The main Commons business was a debate on the Royal Navy, where backbenchers criticised backdoor cuts in manpower and in the size of the fleet. Jonathan Aitken, Minister for Defence Procurement, defended cuts in manpower. 'We are moving to a fleet of younger, more efficient and less manpower-intensive ships,' he said. But Sir Nicholas Bonsor, Conservative chairman of the Defence Select Committee, feared the Navy could soon be left with just 12 submarines, 'wholly inadequate to secure the safety of the sea lanes', and just 35 frigates and destroyers - down from 40.

Sir Edward Heath, the former prime minister, earlier repeated his warning against Britain being 'dragged step by step into a bloody civil war' as MPs voiced concern at the deteriorating situation in Bosnia.

Tristan Garel-Jones, Minister of State at the Foreign Office, assured him that the use of British troops in a combat role on the ground had been ruled out, though the option of 'selective bombing' remained.
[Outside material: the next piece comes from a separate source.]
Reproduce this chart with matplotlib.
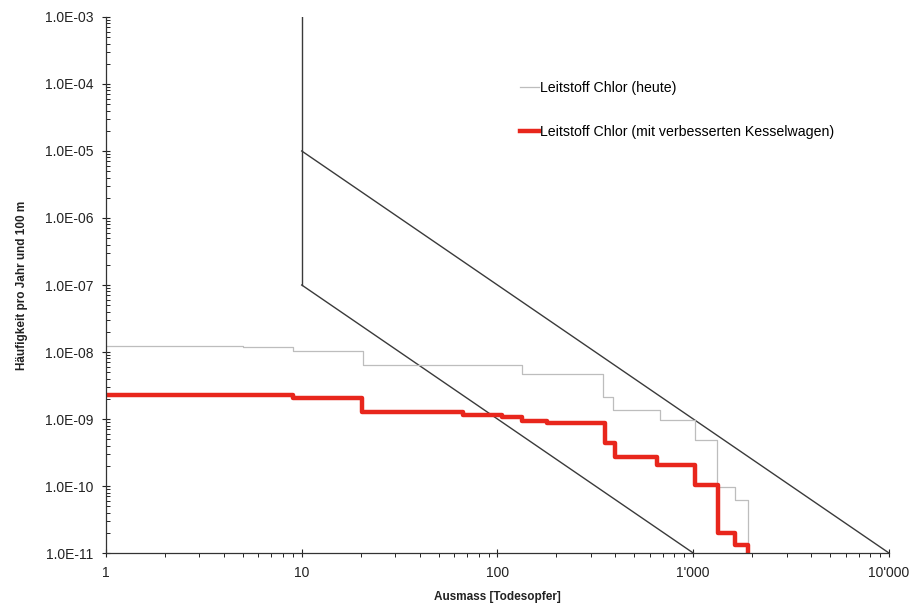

The distinctly unhawkish mood among MPs was caught by John Reid, a Labour defence spokesman, who spoke of the 'horrific scenes' he and three other MPs witnessed at Bosanski Brod in northern Bosnia five days ago. 'We stood at the edge of a mass grave as they exhumed the bodies of civilians, some of them aged 75 and female, all of them probably Serbs, all probably massacred by Croats.' The fact that it was an area to be handed over to the Croats under the Vance-Owen plan, underlined the difficulties of making it work. He urged the Government to maintain its even-handed approach and to resist media pressure 'to turn this into a holy war against the Serbs, which will only result in a holocaust even greater than anything we have seen so far'.